→ Given problem
Copy exactly the lines from the start of the material through the line with "35.3, 39.8, 49.7];". Pictures stay out of the copy.

━━━ Data provided

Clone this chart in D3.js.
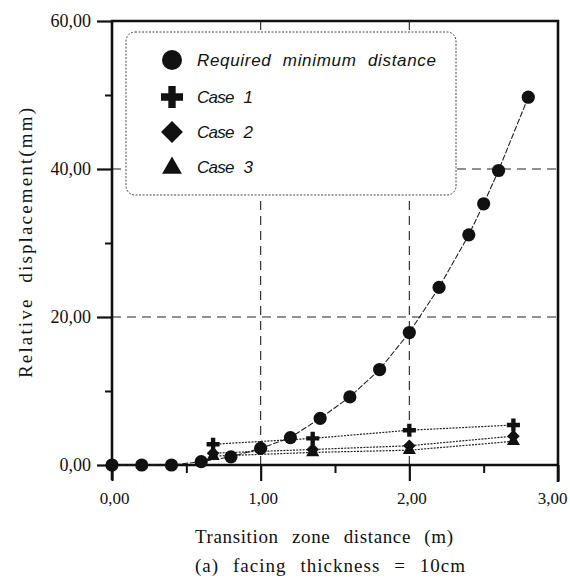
<!DOCTYPE html>
<html>
<head>
<meta charset="utf-8">
<script src="https://cdn.jsdelivr.net/npm/d3@7"></script>
<style>
  html, body { margin: 0; padding: 0; background: #fff; }
  svg { display: block; }
</style>
</head>
<body>
<svg id="chart" width="570" height="579"></svg>
<script>
// ---------- data ----------
const rmdX = [0, 0.2, 0.4, 0.6, 0.8, 1.0, 1.2, 1.4, 1.6, 1.8, 2.0, 2.2, 2.4, 2.5, 2.6, 2.8];
const rmdY = [0, 0, 0, 0.45, 1.1, 2.25, 3.7, 6.3, 9.2, 12.9, 17.9, 24.0, 31.1, 35.3, 39.8, 49.7];

const caseX = [0.68, 1.35, 2.0, 2.7];
const case1Y = [2.8, 3.6, 4.7, 5.4];
const case2Y = [1.6, 2.1, 2.6, 3.9];
const case3Y = [1.2, 1.7, 2.0, 3.2];

const originX = [0];   // extra Case 2 marker at origin
const originY = [0];

const seriesNames = ["Required minimum distance", "Case 1", "Case 2", "Case 3"];
const xTicks = [0, 1, 2, 3];
const xMinorTicks = [0.5, 1.5, 2.5];
const yTicks = [0, 20, 40, 60];
const yMinorTicks = [10, 30, 50];
const xGrid = [1, 2];
const yGrid = [20, 40];
const xTitle = "Transition zone distance (m)";
const yTitle = "Relative displacement(mm)";
const caption = "(a) facing thickness = 10cm";

// ---------- layout ----------
const svg = d3.select("#chart");
const L = 112, R = 558, T = 21, B = 465;
const x = d3.scaleLinear().domain([0, 3]).range([L, R]);
const y = d3.scaleLinear().domain([0, 60]).range([B, T]);
const ink = "#111";
const fmt = d => d3.format(".2f")(d).replace(".", ",");

// grid lines
svg.append("g").selectAll("line").data(xGrid).join("line")
  .attr("x1", d => x(d)).attr("x2", d => x(d))
  .attr("y1", B).attr("y2", T)
  .attr("stroke", "#222").attr("stroke-width", 1.1)
  .attr("stroke-dasharray", "9,6");
svg.append("g").selectAll("line").data(yGrid).join("line")
  .attr("x1", L).attr("x2", R)
  .attr("y1", d => y(d)).attr("y2", d => y(d))
  .attr("stroke", "#222").attr("stroke-width", 1.1)
  .attr("stroke-dasharray", "9,6");

// axes (left & bottom with d3 axes)
const xAxis = d3.axisBottom(x).tickValues(xTicks).tickFormat(fmt).tickSize(16).tickPadding(11);
const gx = svg.append("g").attr("transform", `translate(0,${B})`).call(xAxis);
gx.select(".domain").remove();
gx.selectAll(".tick line").attr("stroke", ink).attr("stroke-width", 2.2);
gx.selectAll(".tick text").attr("font-family", "'Liberation Serif', serif")
  .attr("font-size", 17).attr("fill", ink)
  .attr("dx", d => d === 3 ? -6 : 2);

const xAxisMinor = d3.axisBottom(x).tickValues(xMinorTicks).tickFormat("").tickSize(8);
const gxm = svg.append("g").attr("transform", `translate(0,${B})`).call(xAxisMinor);
gxm.select(".domain").remove();
gxm.selectAll(".tick line").attr("stroke", ink).attr("stroke-width", 2);

const yAxis = d3.axisLeft(y).tickValues(yTicks).tickFormat(fmt).tickSize(15).tickPadding(6);
const gy = svg.append("g").attr("transform", `translate(${L},0)`).call(yAxis);
gy.select(".domain").remove();
gy.selectAll(".tick line").attr("stroke", ink).attr("stroke-width", 2.2);
gy.selectAll(".tick text").attr("font-family", "'Liberation Serif', serif")
  .attr("font-size", 18).attr("fill", ink);

const yAxisMinor = d3.axisLeft(y).tickValues(yMinorTicks).tickFormat("").tickSize(7);
const gym = svg.append("g").attr("transform", `translate(${L},0)`).call(yAxisMinor);
gym.select(".domain").remove();
gym.selectAll(".tick line").attr("stroke", ink).attr("stroke-width", 2);

// frame
const frame = svg.append("g").attr("stroke", ink).attr("stroke-width", 2.6).attr("fill", "none");
frame.append("line").attr("x1", L).attr("x2", L).attr("y1", T - 1).attr("y2", B + 15);
frame.append("line").attr("x1", L - 1).attr("x2", R + 1).attr("y1", B).attr("y2", B);
frame.append("line").attr("x1", L - 1).attr("x2", R + 1).attr("y1", T).attr("y2", T);
frame.append("line").attr("x1", R).attr("x2", R).attr("y1", T - 1).attr("y2", B + 17);

// ---------- legend box (white, covers grid) ----------
svg.append("rect")
  .attr("x", 126).attr("y", 32).attr("width", 330).attr("height", 163)
  .attr("rx", 9).attr("ry", 9)
  .attr("fill", "#fff").attr("stroke", "#444").attr("stroke-width", 1)
  .attr("stroke-dasharray", "2,1.5");

// ---------- series ----------
const line = d3.line().x(d => x(d[0])).y(d => y(d[1]));
const zip = (xs, ys) => xs.map((v, i) => [v, ys[i]]);

const rmd = zip(rmdX, rmdY);
const c1 = zip(caseX, case1Y);
const c2 = zip(caseX, case2Y);
const c3 = zip(caseX, case3Y);
const origin = zip(originX, originY);

[c1, c2, c3].forEach(data => {
  svg.append("path").datum(data).attr("d", line)
    .attr("fill", "none").attr("stroke", "#222").attr("stroke-width", 1.2)
    .attr("stroke-dasharray", "2,1.2");
});
svg.append("path").datum(rmd).attr("d", line)
  .attr("fill", "none").attr("stroke", "#222").attr("stroke-width", 1.1)
  .attr("stroke-dasharray", "6,1.8");

const symCross = s => d3.symbol().type(d3.symbolCross).size(s)();
const symDiamond = s => d3.symbol().type(d3.symbolSquare).size(s)();
const symTri = s => d3.symbol().type(d3.symbolTriangle).size(s)();

function markers(data, kind, size) {
  const g = svg.append("g");
  if (kind === "circle") {
    g.selectAll("circle").data(data).join("circle")
      .attr("cx", d => x(d[0])).attr("cy", d => y(d[1])).attr("r", size).attr("fill", ink);
  } else {
    const p = kind === "cross" ? symCross(size) : kind === "diamond" ? symDiamond(size) : symTri(size);
    g.selectAll("path").data(data).join("path")
      .attr("d", p).attr("fill", ink)
      .attr("transform", d => `translate(${x(d[0])},${y(d[1])})` + (kind === "diamond" ? " rotate(45)" : ""));
  }
}
markers(c3, "triangle", 75);
markers(c2, "diamond", 80);
markers(origin, "diamond", 85);
markers(c1, "cross", 95);
markers(rmd, "circle", 6.6);

// ---------- legend entries ----------
const legendKinds = ["circle", "cross", "diamond", "triangle"];
const legendY = [60, 97, 132, 167];
const legendLen = [239, 56, 56, 56];
const lg = svg.append("g");
seriesNames.forEach((name, i) => {
  const cx = 172, cy = legendY[i];
  const k = legendKinds[i];
  if (k === "circle") lg.append("circle").attr("cx", cx).attr("cy", cy).attr("r", 10).attr("fill", ink);
  else if (k === "cross") lg.append("path").attr("d", symCross(270)).attr("transform", `translate(${cx},${cy})`).attr("fill", ink);
  else if (k === "diamond") lg.append("path").attr("d", symDiamond(240)).attr("transform", `translate(${cx},${cy}) rotate(45)`).attr("fill", ink);
  else lg.append("path").attr("d", symTri(170)).attr("transform", `translate(${cx},${cy + 1})`).attr("fill", ink);
  lg.append("text").attr("x", 197).attr("y", cy + 6)
    .attr("font-family", "'Liberation Sans', Arial, sans-serif")
    .attr("font-style", "italic").attr("font-size", 17).attr("fill", ink)
    .attr("word-spacing", 6)
    .attr("textLength", legendLen[i]).attr("lengthAdjust", "spacing")
    .text(name);
});

// ---------- titles ----------
svg.append("text").attr("x", 195).attr("y", 543)
  .attr("font-family", "'Liberation Serif', serif").attr("font-size", 19).attr("fill", ink)
  .attr("word-spacing", 8)
  .attr("textLength", 258).attr("lengthAdjust", "spacing")
  .text(xTitle);
svg.append("text").attr("x", 195).attr("y", 572)
  .attr("font-family", "'Liberation Serif', serif").attr("font-size", 19).attr("fill", ink)
  .attr("word-spacing", 8)
  .attr("textLength", 270).attr("lengthAdjust", "spacing")
  .text(caption);
svg.append("text")
  .attr("transform", "translate(32,378) rotate(-90)")
  .attr("font-family", "'Liberation Serif', serif").attr("font-size", 19).attr("fill", ink)
  .attr("word-spacing", 8)
  .attr("textLength", 270).attr("lengthAdjust", "spacing")
  .text(yTitle);
</script>
</body>
</html>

━━━━━━

→ Response to the task
Clone this chart in D3.js.
<!DOCTYPE html>
<html>
<head>
<meta charset="utf-8">
<script src="https://cdn.jsdelivr.net/npm/d3@7"></script>
<style>
  html, body { margin: 0; padding: 0; background: #fff; }
  svg { display: block; }
</style>
</head>
<body>
<svg id="chart" width="570" height="579"></svg>
<script>
// ---------- data ----------
const rmdX = [0, 0.2, 0.4, 0.6, 0.8, 1.0, 1.2, 1.4, 1.6, 1.8, 2.0, 2.2, 2.4, 2.5, 2.6, 2.8];
const rmdY = [0, 0, 0, 0.45, 1.1, 2.25, 3.7, 6.3, 9.2, 12.9, 17.9, 24.0, 31.1, 35.3, 39.8, 49.7];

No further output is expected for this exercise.